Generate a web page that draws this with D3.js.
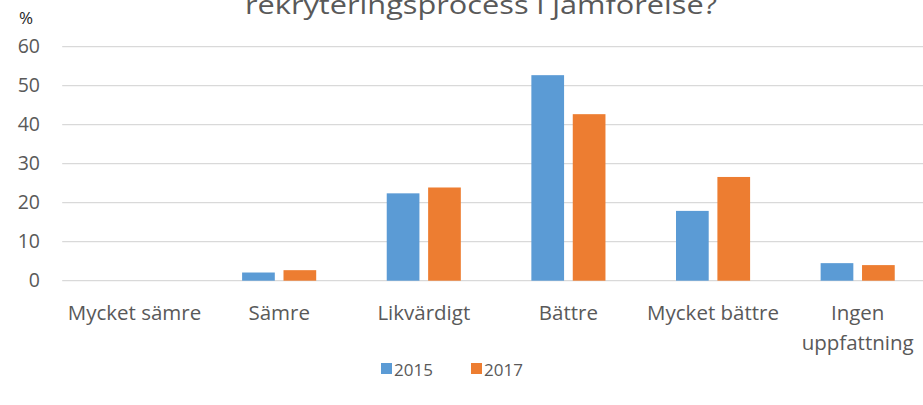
<!DOCTYPE html>
<html><head><meta charset="utf-8">
<script src="https://cdn.jsdelivr.net/npm/d3@7"></script>
<style>
html,body{margin:0;padding:0;background:#fff;overflow:hidden}
text{font-family:"Open Sans",sans-serif}
</style></head>
<body>
<svg id="chart" width="923" height="405"></svg>
<script>
const categories = ["Mycket sämre", "Sämre", "Likvärdigt", "Bättre", "Mycket bättre", "Ingen uppfattning"];
const categoryLines = [["Mycket sämre"], ["Sämre"], ["Likvärdigt"], ["Bättre"], ["Mycket bättre"], ["Ingen", "uppfattning"]];
const years = ["2015", "2017"];
const values2015 = [0, 2.1, 22.4, 52.7, 17.9, 4.5];
const values2017 = [0, 2.7, 23.9, 42.7, 26.6, 4.0];
const yTicks = [0, 10, 20, 30, 40, 50, 60];
const colors = ["#5B9BD5", "#ED7D31"];
const titleText = "rekryteringsprocess i jämförelse?";

const svg = d3.select("#chart");
const x0 = d3.scaleBand().domain(categories).range([62.2, 930]).padding(0);
const groupW = 74.1;
const x1 = d3.scaleBand().domain(years).range([0, groupW]).paddingInner(0.21).paddingOuter(0);
const y = d3.scaleLinear().domain([0, 60]).range([280.7, 46.7]);

// gridlines
svg.append("g").selectAll("line").data(yTicks).join("line")
  .attr("x1", 62.2).attr("x2", 930)
  .attr("y1", d => y(d)).attr("y2", d => y(d))
  .attr("stroke", "#d9d9d9").attr("stroke-width", 1.3);

// y axis labels
const yAxis = d3.axisLeft(y).tickValues(yTicks).tickSize(0).tickPadding(0);
const gy = svg.append("g").attr("transform", "translate(40,0)").call(yAxis);
gy.select(".domain").remove();
gy.selectAll("text").attr("font-size", 19.5).attr("fill", "#595959")
  .attr("font-family", "Open Sans, sans-serif");

svg.append("text").attr("x", 26).attr("y", 17).attr("text-anchor", "middle")
  .attr("dominant-baseline", "central").attr("font-size", 17).attr("fill", "#262626").text("%");

// bars
const series = [values2015, values2017];
series.forEach((vals, si) => {
  svg.append("g").selectAll("rect").data(vals).join("rect")
    .attr("x", (d, i) => x0(categories[i]) + (x0.bandwidth() - groupW) / 2 + x1(years[si]))
    .attr("width", x1.bandwidth())
    .attr("y", d => y(d))
    .attr("height", d => y(0) - y(d))
    .attr("fill", colors[si]);
});

// category labels
const gx = svg.append("g");
categories.forEach((c, i) => {
  const t = gx.append("text").attr("text-anchor", "middle")
    .attr("font-size", 20.5).attr("fill", "#595959");
  categoryLines[i].forEach((ln, li) => {
    t.append("tspan").attr("x", x0(c) + x0.bandwidth() / 2)
      .attr("y", 320 + li * 30).text(ln);
  });
});

// title (top of it cut off by the frame, as in the reference)
svg.append("text").attr("x", 481).attr("y", 14).attr("text-anchor", "middle")
  .attr("font-size", 25).attr("textLength", 472).attr("lengthAdjust", "spacingAndGlyphs")
  .attr("fill", "#595959").text(titleText);

// legend
const legendX = [381, 471];
years.forEach((yr, i) => {
  svg.append("rect").attr("x", legendX[i]).attr("y", 363).attr("width", 11).attr("height", 11).attr("fill", colors[i]);
  svg.append("text").attr("x", legendX[i] + 13).attr("y", 369).attr("dominant-baseline", "central")
    .attr("font-size", 17).attr("fill", "#595959").text(yr);
});
</script>
</body></html>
◇ ◇ ◇ ◇
Task prompt: Reproduce every line of the material precisely, omitting its pictures.

Solution to the exercise:
Generate a web page that draws this with D3.js.
<!DOCTYPE html>
<html><head><meta charset="utf-8">
<script src="https://cdn.jsdelivr.net/npm/d3@7"></script>
<style>
html,body{margin:0;padding:0;background:#fff;overflow:hidden}
text{font-family:"Open Sans",sans-serif}
</style></head>
<body>
<svg id="chart" width="923" height="405"></svg>
<script>
const categories = ["Mycket sämre", "Sämre", "Likvärdigt", "Bättre", "Mycket bättre", "Ingen uppfattning"];
const categoryLines = [["Mycket sämre"], ["Sämre"], ["Likvärdigt"], ["Bättre"], ["Mycket bättre"], ["Ingen", "uppfattning"]];
const years = ["2015", "2017"];
const values2015 = [0, 2.1, 22.4, 52.7, 17.9, 4.5];
const values2017 = [0, 2.7, 23.9, 42.7, 26.6, 4.0];
const yTicks = [0, 10, 20, 30, 40, 50, 60];
const colors = ["#5B9BD5", "#ED7D31"];
const titleText = "rekryteringsprocess i jämförelse?";

const svg = d3.select("#chart");
const x0 = d3.scaleBand().domain(categories).range([62.2, 930]).padding(0);
const groupW = 74.1;
const x1 = d3.scaleBand().domain(years).range([0, groupW]).paddingInner(0.21).paddingOuter(0);
const y = d3.scaleLinear().domain([0, 60]).range([280.7, 46.7]);

// gridlines
svg.append("g").selectAll("line").data(yTicks).join("line")
  .attr("x1", 62.2).attr("x2", 930)
  .attr("y1", d => y(d)).attr("y2", d => y(d))
  .attr("stroke", "#d9d9d9").attr("stroke-width", 1.3);

// y axis labels
const yAxis = d3.axisLeft(y).tickValues(yTicks).tickSize(0).tickPadding(0);
const gy = svg.append("g").attr("transform", "translate(40,0)").call(yAxis);
gy.select(".domain").remove();
gy.selectAll("text").attr("font-size", 19.5).attr("fill", "#595959")
  .attr("font-family", "Open Sans, sans-serif");

svg.append("text").attr("x", 26).attr("y", 17).attr("text-anchor", "middle")
  .attr("dominant-baseline", "central").attr("font-size", 17).attr("fill", "#262626").text("%");

// bars
const series = [values2015, values2017];
series.forEach((vals, si) => {
  svg.append("g").selectAll("rect").data(vals).join("rect")
    .attr("x", (d, i) => x0(categories[i]) + (x0.bandwidth() - groupW) / 2 + x1(years[si]))
    .attr("width", x1.bandwidth())
    .attr("y", d => y(d))
    .attr("height", d => y(0) - y(d))
    .attr("fill", colors[si]);
});

// category labels
const gx = svg.append("g");
categories.forEach((c, i) => {
  const t = gx.append("text").attr("text-anchor", "middle")
    .attr("font-size", 20.5).attr("fill", "#595959");
  categoryLines[i].forEach((ln, li) => {
    t.append("tspan").attr("x", x0(c) + x0.bandwidth() / 2)
      .attr("y", 320 + li * 30).text(ln);
  });
});

// title (top of it cut off by the frame, as in the reference)
svg.append("text").attr("x", 481).attr("y", 14).attr("text-anchor", "middle")
  .attr("font-size", 25).attr("textLength", 472).attr("lengthAdjust", "spacingAndGlyphs")
  .attr("fill", "#595959").text(titleText);

// legend
const legendX = [381, 471];
years.forEach((yr, i) => {
  svg.append("rect").attr("x", legendX[i]).attr("y", 363).attr("width", 11).attr("height", 11).attr("fill", colors[i]);
  svg.append("text").attr("x", legendX[i] + 13).attr("y", 369).attr("dominant-baseline", "central")
    .attr("font-size", 17).attr("fill", "#595959").text(yr);
});
</script>
</body></html>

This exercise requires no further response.